His story crossed the path of an industrial engineer, Kai Lin, who partnered with DeMartino to work on a prosthetic foot. The inspiration came from mountain goats and the idea was to replicate their foot design to make them adaptable to mountain climbers.
After dint of hard work, in 2014, KLIPPA (Swedish translation for “cliff”), Kain Lin’s product, qualified for the final round of James Dyson Award. The design got attached to DeMartino for publicity purposes, but still, a working prototype lacked funds and resources. The constraint didn’t stop him and he kept on searching for dimensions in which he could improve the draft design. He was open to feedback and criticism by fellow designers, prosthetic leg users, and mountain climbers. His aim was not an invention merely for fame but, to help out the disabled.
In order to make it a realistic one, he was ready to step into the shoes of a climber and further improve his work. “I think looking at this problem with a unique set of eyes allowed me to come up with a design that a professional rock climber might not have.”

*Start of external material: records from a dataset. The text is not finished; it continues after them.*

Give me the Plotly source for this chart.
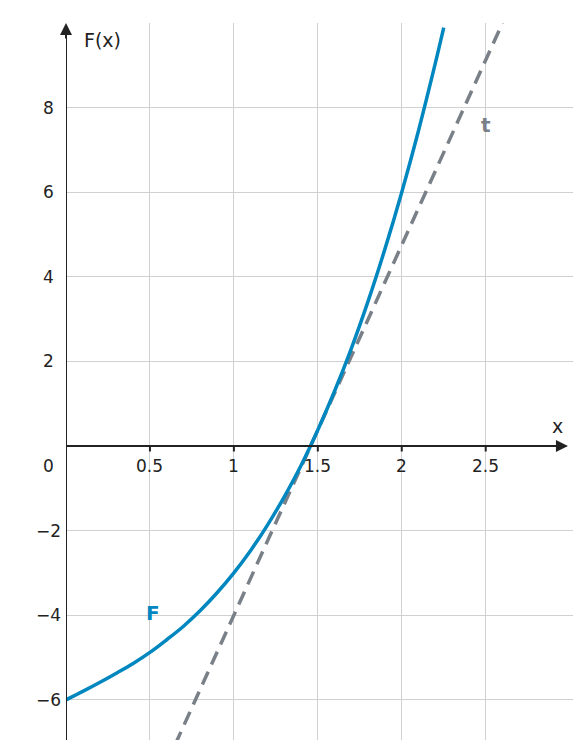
import plotly.graph_objects as go

# Curve F
fx = [0, 0.1, 0.2, 0.3, 0.4, 0.5, 0.6, 0.7, 0.8, 0.9, 1.0, 1.1, 1.2, 1.3, 1.4, 1.5, 1.6, 1.7, 1.8, 1.9, 2.0, 2.1, 2.2, 2.25]
fy = [-6, -5.8, -5.59, -5.37, -5.14, -4.88, -4.58, -4.26, -3.89, -3.47, -3.0, -2.47, -1.87, -1.2, -0.46, 0.38, 1.3, 2.31, 3.43, 4.66, 6.0, 7.46, 9.05, 9.89]
# Tangent t
tx = [0.65, 2.6]
ty = [-7.06, 10.0]

xticks = [0.5, 1, 1.5, 2, 2.5]
xlabels = ["0.5", "1", "1.5", "2", "2.5"]
yticks = [-6, -4, -2, 2, 4, 6, 8]
ylabels = ["\u22126", "\u22124", "\u22122", "2", "4", "6", "8"]

blue = "#0087bf"
gray = "#7a8088"
txt = "#222222"
fig = go.Figure()
fig.add_trace(go.Scatter(x=tx, y=ty, mode="lines", line=dict(color=gray, width=3.5, dash="14px,8px")))
fig.add_trace(go.Scatter(x=fx, y=fy, mode="lines", line=dict(color=blue, width=3.5, shape="spline")))

ann = []
for v, l in zip(xticks, xlabels):
    ann.append(dict(x=v, y=0, yshift=-20, text=l, showarrow=False))
for v, l in zip(yticks, ylabels):
    ann.append(dict(x=0, y=v, xshift=-18, text=l, showarrow=False, xanchor="center"))
ann += [
    dict(x=0, y=0, xshift=-18, yshift=-20, text="0", showarrow=False),
    dict(x=2.93, y=0, yshift=20, text="x", showarrow=False, font=dict(size=19)),
    dict(x=0.22, y=9.6, text="F(x)", showarrow=False, font=dict(size=19)),
    dict(x=0.52, y=-3.95, text="<b>F</b>", showarrow=False, font=dict(size=20, color=blue)),
    dict(x=2.5, y=7.6, text="<b>t</b>", showarrow=False, font=dict(size=20, color=gray)),
    dict(x=2.99, y=0, ax=2.9, ay=0, axref="x", ayref="y", showarrow=True, arrowhead=2, arrowsize=1.2, arrowwidth=2, arrowcolor=txt, text=""),
    dict(x=0, y=10, ax=0, ay=9.6, axref="x", ayref="y", showarrow=True, arrowhead=2, arrowsize=1.2, arrowwidth=2, arrowcolor=txt, text=""),
]
shapes = [
    dict(type="line", x0=0, x1=2.98, y0=0, y1=0, line=dict(color=txt, width=2)),
    dict(type="line", x0=0, x1=0, y0=-7, y1=9.9, line=dict(color=txt, width=2)),
]
for v in xticks:
    shapes.append(dict(type="line", xref="x", yref="y", x0=v, x1=v, y0=-0.13, y1=0.0, line=dict(color=txt, width=2)))
for v in yticks:
    shapes.append(dict(type="line", x0=-0.025, x1=0, y0=v, y1=v, line=dict(color=txt, width=2)))

fig.update_layout(
    width=582, height=752, margin=dict(l=58, r=17, t=15, b=20, autoexpand=False),
    plot_bgcolor="white", paper_bgcolor="white", showlegend=False,
    font=dict(family="DejaVu Sans", size=17, color=txt),
    xaxis=dict(range=[0, 3.02], tickvals=xticks, showticklabels=False, showgrid=True, gridcolor="#d0d0d0", gridwidth=1.3, zeroline=False),
    yaxis=dict(range=[-6.95, 10], tickvals=yticks, showticklabels=False, showgrid=True, gridcolor="#d0d0d0", gridwidth=1.3, zeroline=False),
    annotations=ann, shapes=shapes,
)
fig.write_html("out.html")
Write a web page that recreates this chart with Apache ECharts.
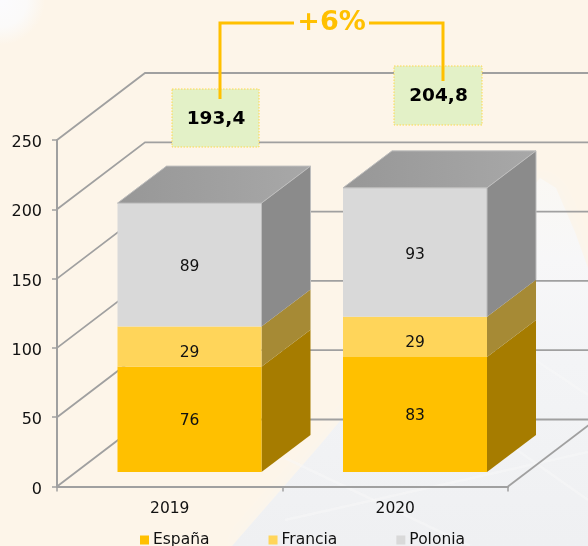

When one puts his soul to work, the universe conspires to make the dream come to. And the same was the feelings of this engineer years after, “Little did I know that the idea would turn into years of research and development and so many opportunities, I can design specific things that will make people’s lives better through the objects they interact with on a daily basis. That’s what I’m good at. And that’s something I can do.”
This one is a true example of putting science into good use that adds to the world in a practical way. It gives a great lesson that dreams can be achieved with pure intentions, strong will power, determination, and the go-get-it attitude. There are numerous similar stories where technology was used to bring meaning to a suffered life.